Mothers and a sweetheart: Veteran Wesley Oake, 95, shares wartime memories of Italy
Oake served as a gunner with the 166th Newfoundland Field Regiment in Second World War
More than 70 years after the end of the Second World War, former gunner Wesley Oake, now 95, can still be moved to tears by what he saw during his service in Italy.
It's the memories of personal connections, with soldiers and civilians, that make the soft-spoken veteran and retired United Church minister from Gander, N.L., fight to keep his composure.

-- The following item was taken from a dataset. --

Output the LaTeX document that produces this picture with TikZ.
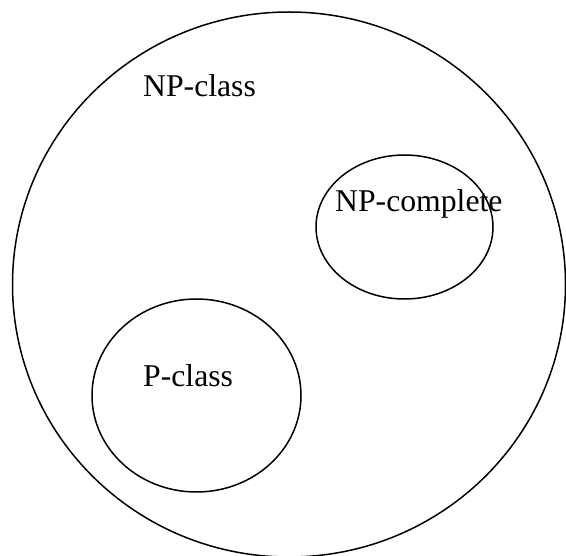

A mother and a baby, wrapped up in her arms, dead, frozen in the snow. That's about the worse thing.- Wesley Oake
Memories like the time a British Army soldier, a Nepalese Gurkha, volunteered to confront a German spotted on the other side of a road while the pair were on guard duty.
"One of us had to go … He said 'You could be killed, don't you go. I'll go.' He never came back."
And the moment at the end of the war in 1945 when thousands of soldiers from all over the world gathered for a party organized by the commander of the Mediterranean forces.
"The padre came out and opened it up and he said we're going to pray the Lord's Prayer now … He said everybody pray in their own language out loud … I'll never forget that."
Oake, who grew up in Beaumont and Robert's Arm in Notre Dame Bay, served with the 166th Newfoundland Field Regiment in the last three years of the war.
He was primarily a gunner and a driver, who positioned tanks and ran ammunition up to the front lines.
"When you're in the military life, you are one family," he said.
'Somebody's mother'
While he served in England and in Africa, most of Oake's time was spent in Italy, at times living in a hen house.
He describes Christmas 1944, when his regiment was dug in all winter, and the time he spotted something in the snow.
"A mother and a baby, wrapped up in her arms, dead, frozen in the snow. That's about the worse thing I had to contend with when I was in the war," he said.
"It was desperate what people lived through."
His soft heart nearly cost Oake his life on one moonlit night when he saw a woman leave a cave in the mountains. He shouted "Halt" in English and Italian, but the woman kept coming toward him.
He was supposed to shoot, but he didn't.
"This lady was coming on and all she had on was pieces of rags ... There was a big barrel, an oil drum we used for garbage and she came up to that and she put her hands down to look for something to eat. And I reached for my emergency rations," he said.
"She looked up at me and smiled. I hugged her. She made her way back."
That gift landed Oake in the guardhouse for disobeying orders. "I could have been shot or put in prison," he said.
But his explanation to the military commander made an impression.
"I said, 'But sir, she could be somebody's mother,' and I said I was thinking of my poor mother. I couldn't do it," said Oake.
"He was sitting behind his desk, [and he wiped tears from his eyes]. He said 'I'm thinking of my mother now,' and he said, 'You're free. no charge.'"
A birthday telegram
After the war, Oake married the love of his life, Myrtle. The pair celebrated their 70th anniversary in September.
When Myrtle was 17 and working in Corner Brook, she sent a telegram to Wesley, who was marking his birthday overseas.
"It must have cost her a month's wages to get that telegram to me, and that was unbelievable," he said, once again on the edge of tears. "I never forgot, and I still have the telegram."
Myrtle's health is now declining — and Wesley is determined they stay together in their home for as long as they can.
He may be 95, but he is spunky. In 2014, he raised $35,000 for a park in Gander by skydiving — his first adventure of that kind.
Since the war, Oake has served as a United Church minister and been back to Italy twice.
A much different place now, he says, a far cry from the muddy fields of the 1940s when his unit worked to dismantle a bridge to keep the Germans at bay.
There's another memory he savours from that — the Salvation Army volunteer who handed him a cup of coffee when he was up to his knees in muck, moving tanks.
"I'll meet him in Heaven sometime," he laughs.